Malgré un paysage médiatique quasi-totalement dominé par les puissances de l'argent et dénonçant avec un mépris inouï la mobilisation en cours, un journal montréalais constatait le fond du problème : la dette des étudiants étasuniens a quintuplé au cours des derniers douze ans pour atteindre mille milliards de dollars US, soit une dette moyenne par étudiant de 25 000 $[1], une autre bulle spéculative donc qui attend l'économie du voisin du Sud et risque de déstabiliser encore plus l'ensemble du système financier déjà fortement ébranlé.
 
La prolongation du mouvement québecois constitue donc une menace pour l'ensemble du rapport de forces en Amérique du Nord, et constitue un signal pour les peuples d'Europe où l'on cherche là aussi à imposer aussi vite que possible des services publics au rabais et une marchandisation de l'éducation. Il s'agit donc bien d'une lutte contre le capitalisme financier, et pour beaucoup, d'une lutte contre le capitalisme tout court. On comprend dès lors les tentatives faites par le pouvoir pour criminaliser le mouvement populaire québecois.
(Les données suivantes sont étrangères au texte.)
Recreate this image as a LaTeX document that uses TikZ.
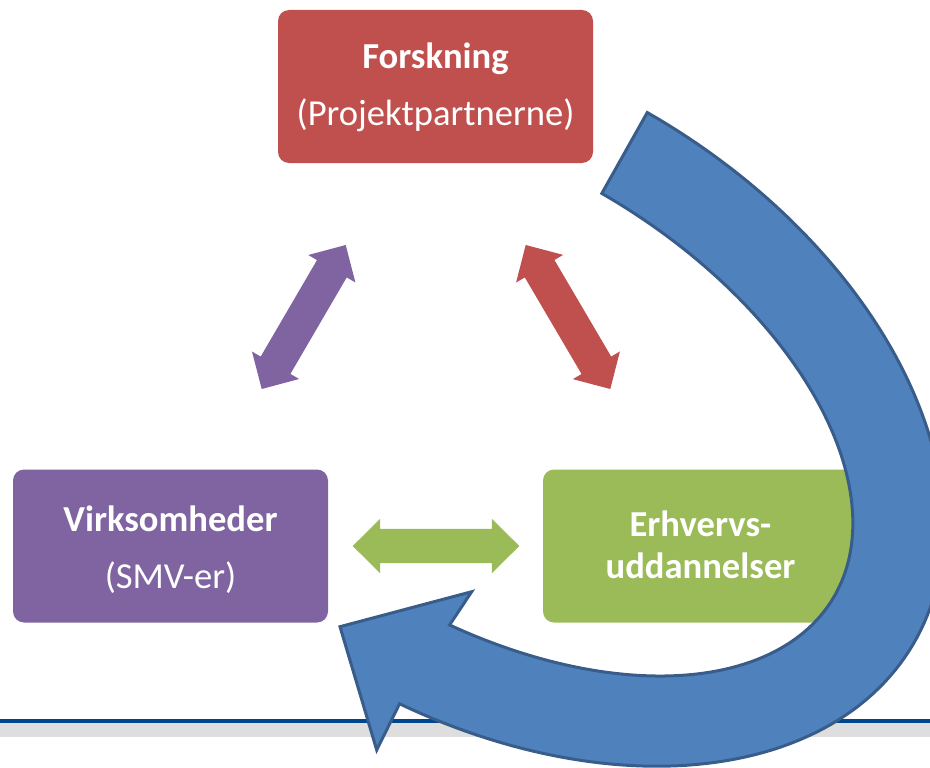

Peine perdue, l'imposition de la loi du 17 mai n'a fait que renforcer la mobilisation populaire. Même les sondages manipulés sont désormais obligés de reconnaître que cette loi rencontre l'opposition de la majorité de la population, ce dont témoigne le succès de la nouvelle manifestation de masse, le 22 mai, cette fois-ci non plus dirigée seulement pour dénoncer la contre-réforme de l'éducation, mais contre la politique de répression. A l'heure qu'il est, la mobilisation se poursuit et transforme le Québec.